The noise characterized by noise measurements consists of spontaneous fluctuations caused by ordinary phenomena in the electrical equipment. Thermal noise arises from vibrations of conduction electrons and holes due to their finite temperature. Some of the vibrations have spectral content within the frequency band of interest and contribute noise to the signals. The noise spectrum produced by thermal noise is nearly uniform over RF and microwave frequencies. The power delivered by a thermal source into an impedance-matched load is kTB watts, where k is Boltzmann’s constant (1.38 x 10-23 joules/K), T is the temperature in K, and B is the system’s noise bandwidth. The available power is independent of the source impedance. The available power into a matched load is directly proportional to the bandwidth, so that twice the bandwidth would allow twice the power to be delivered to the load.
Shot noise arises from the quantized nature of current flow. Other random phenomena occur in nature that are quantized and produce noise in the manner of shot noise. Examples are the generation and recombination of hole/electron pairs in semiconductors (G-R noise), and the division of emitter current between the base and collector in transistors (partition noise). These noise-generating mechanisms have the characteristic that, like thermal noise, the frequency spectra are essentially uniform, producing equal power density across the entire RF and microwave frequency range.
There are many causes of random noise in electrical devices. Noise characterization usually refers to the combined effect of all the causes in a component. The combined effect is often referred to as if it were all caused by thermal noise. Referring to a device as having a certain noise temperature does not mean that the component is that physical temperature, but merely that its noise power is equivalent to a thermal source of that temperature. Although the noise temperature does not directly correspond with physical temperature, there may be a dependence on temperature. Some very low noise figures can be achieved when the device is cooled to a temperature below ambient.
The Y-factor method is the basis of most noise figure measurements, whether they are manual or automatically performed internally in a noise figure analyzer. Using a noise source, this method allows the determination of the internal noise in the DUT and, therefore, the noise figure or effective input noise temperature.

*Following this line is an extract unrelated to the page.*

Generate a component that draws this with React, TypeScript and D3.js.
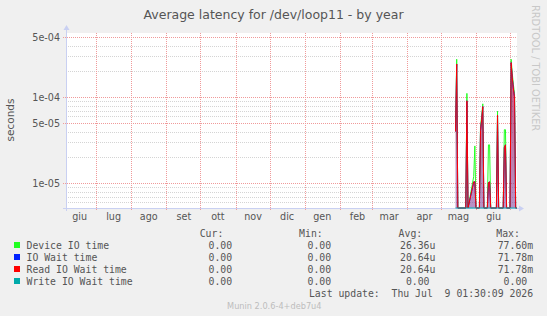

With a noise source connected to the DUT, the output power can be measured corresponding to the noise source on and the noise source off. The ratio of these two powers is called the Y-factor. The power detector used to make this measurement may be a power meter, spectrum analyzer, or a special internal power detector in the case of noise figure meters and analyzers. The relative level of accuracy is important. One of the advantages of modern noise figure analyzers is that the internal power detector is very linear and can very precisely measure level changes. The absolute power level accuracy of the measuring device is not important since a ratio is to be measured.